DATA BLOCK:
◇ ◇ ◇
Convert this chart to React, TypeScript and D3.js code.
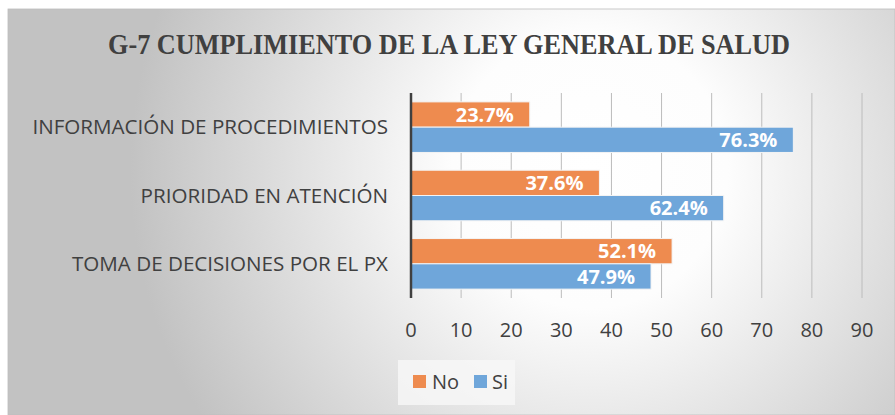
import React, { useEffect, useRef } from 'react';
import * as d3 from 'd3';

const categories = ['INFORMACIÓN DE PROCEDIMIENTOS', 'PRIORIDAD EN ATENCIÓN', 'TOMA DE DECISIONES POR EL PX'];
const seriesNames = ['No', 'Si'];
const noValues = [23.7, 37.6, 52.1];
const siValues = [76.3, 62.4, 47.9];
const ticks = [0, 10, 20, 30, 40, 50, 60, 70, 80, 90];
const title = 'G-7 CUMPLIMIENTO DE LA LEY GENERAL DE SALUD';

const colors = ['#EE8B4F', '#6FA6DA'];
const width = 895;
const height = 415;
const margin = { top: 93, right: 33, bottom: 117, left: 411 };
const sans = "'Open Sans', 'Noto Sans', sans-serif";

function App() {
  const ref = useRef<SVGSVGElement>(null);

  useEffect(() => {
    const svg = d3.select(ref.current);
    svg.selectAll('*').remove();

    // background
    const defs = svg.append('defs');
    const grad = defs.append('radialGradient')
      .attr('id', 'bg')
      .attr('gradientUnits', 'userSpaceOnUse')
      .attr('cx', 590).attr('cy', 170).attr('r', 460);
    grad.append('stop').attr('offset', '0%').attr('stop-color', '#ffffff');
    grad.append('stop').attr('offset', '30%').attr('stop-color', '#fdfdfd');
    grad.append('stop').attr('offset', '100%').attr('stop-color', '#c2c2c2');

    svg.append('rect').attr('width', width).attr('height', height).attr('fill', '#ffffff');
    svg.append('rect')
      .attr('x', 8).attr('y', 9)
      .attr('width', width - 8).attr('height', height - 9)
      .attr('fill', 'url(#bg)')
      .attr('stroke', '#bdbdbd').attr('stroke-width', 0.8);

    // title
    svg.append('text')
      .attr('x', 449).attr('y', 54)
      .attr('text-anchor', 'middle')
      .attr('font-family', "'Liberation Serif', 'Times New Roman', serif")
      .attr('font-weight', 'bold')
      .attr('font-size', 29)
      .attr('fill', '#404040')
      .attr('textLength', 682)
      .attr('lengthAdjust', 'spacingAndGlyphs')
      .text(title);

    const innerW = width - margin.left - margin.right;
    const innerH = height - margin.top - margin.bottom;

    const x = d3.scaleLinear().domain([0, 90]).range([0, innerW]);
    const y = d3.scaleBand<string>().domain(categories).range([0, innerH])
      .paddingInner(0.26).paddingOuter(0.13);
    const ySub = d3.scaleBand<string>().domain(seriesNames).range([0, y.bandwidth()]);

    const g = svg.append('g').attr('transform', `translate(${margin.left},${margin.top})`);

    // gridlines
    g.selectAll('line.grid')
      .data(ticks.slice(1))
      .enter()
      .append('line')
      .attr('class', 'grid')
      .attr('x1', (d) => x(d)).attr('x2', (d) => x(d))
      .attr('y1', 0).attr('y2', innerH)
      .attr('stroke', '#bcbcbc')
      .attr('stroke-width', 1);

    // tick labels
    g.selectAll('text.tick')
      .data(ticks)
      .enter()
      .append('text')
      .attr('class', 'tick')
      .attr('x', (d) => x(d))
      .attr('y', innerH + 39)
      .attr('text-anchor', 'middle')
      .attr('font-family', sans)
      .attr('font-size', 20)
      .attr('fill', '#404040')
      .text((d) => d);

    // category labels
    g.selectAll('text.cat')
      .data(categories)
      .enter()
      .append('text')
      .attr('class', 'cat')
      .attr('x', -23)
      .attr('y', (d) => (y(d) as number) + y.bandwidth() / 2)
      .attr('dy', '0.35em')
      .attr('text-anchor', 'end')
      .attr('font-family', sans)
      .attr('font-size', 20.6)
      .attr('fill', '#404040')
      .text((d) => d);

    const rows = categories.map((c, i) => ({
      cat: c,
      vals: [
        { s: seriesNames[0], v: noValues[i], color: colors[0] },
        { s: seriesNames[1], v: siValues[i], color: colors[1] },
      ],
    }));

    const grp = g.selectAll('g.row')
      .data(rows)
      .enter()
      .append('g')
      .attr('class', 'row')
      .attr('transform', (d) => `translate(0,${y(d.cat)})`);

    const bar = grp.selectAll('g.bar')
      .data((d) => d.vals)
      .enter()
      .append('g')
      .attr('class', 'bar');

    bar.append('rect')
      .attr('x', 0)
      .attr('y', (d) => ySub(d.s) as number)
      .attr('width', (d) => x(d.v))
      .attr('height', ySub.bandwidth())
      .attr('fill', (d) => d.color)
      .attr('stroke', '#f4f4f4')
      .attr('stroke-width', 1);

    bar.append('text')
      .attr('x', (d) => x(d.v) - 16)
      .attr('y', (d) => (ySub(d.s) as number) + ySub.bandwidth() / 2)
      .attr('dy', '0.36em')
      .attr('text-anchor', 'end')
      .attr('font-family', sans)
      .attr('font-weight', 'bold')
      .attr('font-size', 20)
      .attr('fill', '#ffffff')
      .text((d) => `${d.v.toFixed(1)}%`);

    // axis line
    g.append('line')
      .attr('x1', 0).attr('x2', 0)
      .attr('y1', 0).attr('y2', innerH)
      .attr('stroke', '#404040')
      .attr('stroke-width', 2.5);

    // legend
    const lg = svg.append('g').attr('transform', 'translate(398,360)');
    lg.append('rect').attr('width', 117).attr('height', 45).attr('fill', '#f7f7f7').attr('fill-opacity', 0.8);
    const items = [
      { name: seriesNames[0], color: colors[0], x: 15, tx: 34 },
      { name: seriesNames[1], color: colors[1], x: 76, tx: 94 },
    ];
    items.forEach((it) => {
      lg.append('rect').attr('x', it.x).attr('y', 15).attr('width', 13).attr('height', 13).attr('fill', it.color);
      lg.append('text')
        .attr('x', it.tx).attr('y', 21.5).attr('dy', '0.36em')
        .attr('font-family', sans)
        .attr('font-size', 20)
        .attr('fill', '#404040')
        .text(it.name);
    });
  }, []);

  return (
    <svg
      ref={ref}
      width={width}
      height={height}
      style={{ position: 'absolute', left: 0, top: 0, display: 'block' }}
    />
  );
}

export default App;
◇ ◇ ◇
WORK REQUIRED:
Restate the data above exactly, stripping out each image.

RESPONSE BELOW:
Convert this chart to React, TypeScript and D3.js code.
import React, { useEffect, useRef } from 'react';
import * as d3 from 'd3';

const categories = ['INFORMACIÓN DE PROCEDIMIENTOS', 'PRIORIDAD EN ATENCIÓN', 'TOMA DE DECISIONES POR EL PX'];
const seriesNames = ['No', 'Si'];
const noValues = [23.7, 37.6, 52.1];
const siValues = [76.3, 62.4, 47.9];
const ticks = [0, 10, 20, 30, 40, 50, 60, 70, 80, 90];
const title = 'G-7 CUMPLIMIENTO DE LA LEY GENERAL DE SALUD';

const colors = ['#EE8B4F', '#6FA6DA'];
const width = 895;
const height = 415;
const margin = { top: 93, right: 33, bottom: 117, left: 411 };
const sans = "'Open Sans', 'Noto Sans', sans-serif";

function App() {
  const ref = useRef<SVGSVGElement>(null);

  useEffect(() => {
    const svg = d3.select(ref.current);
    svg.selectAll('*').remove();

    // background
    const defs = svg.append('defs');
    const grad = defs.append('radialGradient')
      .attr('id', 'bg')
      .attr('gradientUnits', 'userSpaceOnUse')
      .attr('cx', 590).attr('cy', 170).attr('r', 460);
    grad.append('stop').attr('offset', '0%').attr('stop-color', '#ffffff');
    grad.append('stop').attr('offset', '30%').attr('stop-color', '#fdfdfd');
    grad.append('stop').attr('offset', '100%').attr('stop-color', '#c2c2c2');

    svg.append('rect').attr('width', width).attr('height', height).attr('fill', '#ffffff');
    svg.append('rect')
      .attr('x', 8).attr('y', 9)
      .attr('width', width - 8).attr('height', height - 9)
      .attr('fill', 'url(#bg)')
      .attr('stroke', '#bdbdbd').attr('stroke-width', 0.8);

    // title
    svg.append('text')
      .attr('x', 449).attr('y', 54)
      .attr('text-anchor', 'middle')
      .attr('font-family', "'Liberation Serif', 'Times New Roman', serif")
      .attr('font-weight', 'bold')
      .attr('font-size', 29)
      .attr('fill', '#404040')
      .attr('textLength', 682)
      .attr('lengthAdjust', 'spacingAndGlyphs')
      .text(title);

    const innerW = width - margin.left - margin.right;
    const innerH = height - margin.top - margin.bottom;

    const x = d3.scaleLinear().domain([0, 90]).range([0, innerW]);
    const y = d3.scaleBand<string>().domain(categories).range([0, innerH])
      .paddingInner(0.26).paddingOuter(0.13);
    const ySub = d3.scaleBand<string>().domain(seriesNames).range([0, y.bandwidth()]);

    const g = svg.append('g').attr('transform', `translate(${margin.left},${margin.top})`);

    // gridlines
    g.selectAll('line.grid')
      .data(ticks.slice(1))
      .enter()
      .append('line')
      .attr('class', 'grid')
      .attr('x1', (d) => x(d)).attr('x2', (d) => x(d))
      .attr('y1', 0).attr('y2', innerH)
      .attr('stroke', '#bcbcbc')
      .attr('stroke-width', 1);

    // tick labels
    g.selectAll('text.tick')
      .data(ticks)
      .enter()
      .append('text')
      .attr('class', 'tick')
      .attr('x', (d) => x(d))
      .attr('y', innerH + 39)
      .attr('text-anchor', 'middle')
      .attr('font-family', sans)
      .attr('font-size', 20)
      .attr('fill', '#404040')
      .text((d) => d);

    // category labels
    g.selectAll('text.cat')
      .data(categories)
      .enter()
      .append('text')
      .attr('class', 'cat')
      .attr('x', -23)
      .attr('y', (d) => (y(d) as number) + y.bandwidth() / 2)
      .attr('dy', '0.35em')
      .attr('text-anchor', 'end')
      .attr('font-family', sans)
      .attr('font-size', 20.6)
      .attr('fill', '#404040')
      .text((d) => d);

    const rows = categories.map((c, i) => ({
      cat: c,
      vals: [
        { s: seriesNames[0], v: noValues[i], color: colors[0] },
        { s: seriesNames[1], v: siValues[i], color: colors[1] },
      ],
    }));

    const grp = g.selectAll('g.row')
      .data(rows)
      .enter()
      .append('g')
      .attr('class', 'row')
      .attr('transform', (d) => `translate(0,${y(d.cat)})`);

    const bar = grp.selectAll('g.bar')
      .data((d) => d.vals)
      .enter()
      .append('g')
      .attr('class', 'bar');

    bar.append('rect')
      .attr('x', 0)
      .attr('y', (d) => ySub(d.s) as number)
      .attr('width', (d) => x(d.v))
      .attr('height', ySub.bandwidth())
      .attr('fill', (d) => d.color)
      .attr('stroke', '#f4f4f4')
      .attr('stroke-width', 1);

    bar.append('text')
      .attr('x', (d) => x(d.v) - 16)
      .attr('y', (d) => (ySub(d.s) as number) + ySub.bandwidth() / 2)
      .attr('dy', '0.36em')
      .attr('text-anchor', 'end')
      .attr('font-family', sans)
      .attr('font-weight', 'bold')
      .attr('font-size', 20)
      .attr('fill', '#ffffff')
      .text((d) => `${d.v.toFixed(1)}%`);

    // axis line
    g.append('line')
      .attr('x1', 0).attr('x2', 0)
      .attr('y1', 0).attr('y2', innerH)
      .attr('stroke', '#404040')
      .attr('stroke-width', 2.5);

    // legend
    const lg = svg.append('g').attr('transform', 'translate(398,360)');
    lg.append('rect').attr('width', 117).attr('height', 45).attr('fill', '#f7f7f7').attr('fill-opacity', 0.8);
    const items = [
      { name: seriesNames[0], color: colors[0], x: 15, tx: 34 },
      { name: seriesNames[1], color: colors[1], x: 76, tx: 94 },
    ];
    items.forEach((it) => {
      lg.append('rect').attr('x', it.x).attr('y', 15).attr('width', 13).attr('height', 13).attr('fill', it.color);
      lg.append('text')
        .attr('x', it.tx).attr('y', 21.5).attr('dy', '0.36em')
        .attr('font-family', sans)
        .attr('font-size', 20)
        .attr('fill', '#404040')
        .text(it.name);
    });
  }, []);

  return (
    <svg
      ref={ref}
      width={width}
      height={height}
      style={{ position: 'absolute', left: 0, top: 0, display: 'block' }}
    />
  );
}

export default App;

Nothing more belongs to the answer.